The news came yesterday, as the soon-to-be disbanded Internal Economy Board held its very first public meeting in the wake of the so-called MLA expense scandal.

While we know this move will be well received by Nova Scotians, we also believe this could be an important step for proactive disclosure by our government in general.

In public relations of any sort, there is always a gap between what’s useful for the public and what’s useful for the entity disseminating the information.

A crafty writer can colour any story.

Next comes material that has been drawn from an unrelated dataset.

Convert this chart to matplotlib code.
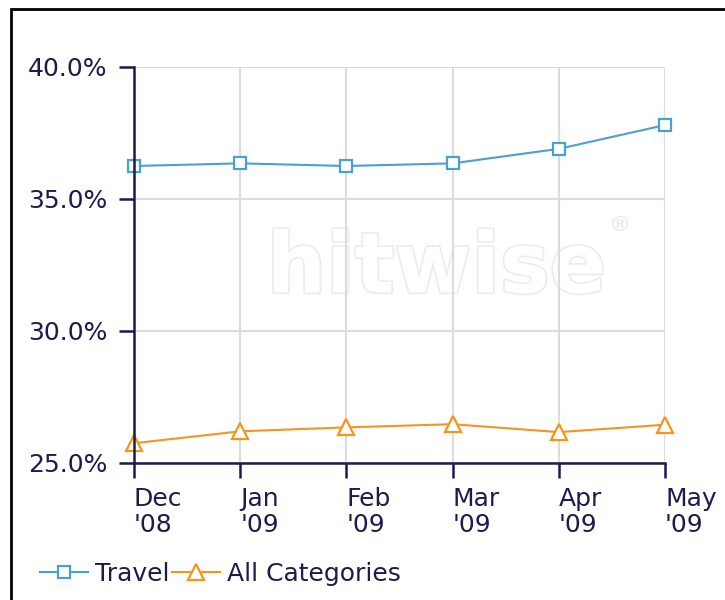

There are individuals in government, and in business, that are well paid to make the mundane seem fantastic and convoluted seem simple. 

Nine times out of 10, there is also a boss somewhere, whose job is to ensure scrutiny is kept at bay. 

It’s just the nature of things.

Government, which is first and foremost accountable to its taxpayers, should always consider what’s useful to the public when communicating.

Sadly, this doesn’t happen as often as it should.

When it comes to the public purse, the numbers should speak as plain as day. 

So much spin occurs when an audience is underestimated. 

Posting expenses online is sufficient to allow Nova Scotians to make their own decisions. 

The method should not be restricted to the scandal du jour.

How about salaries? 

The taxpayer forks over much more for them on an annual basis than it does for mp3 players and generators.

Don’t we deserve to know where the buck really stops?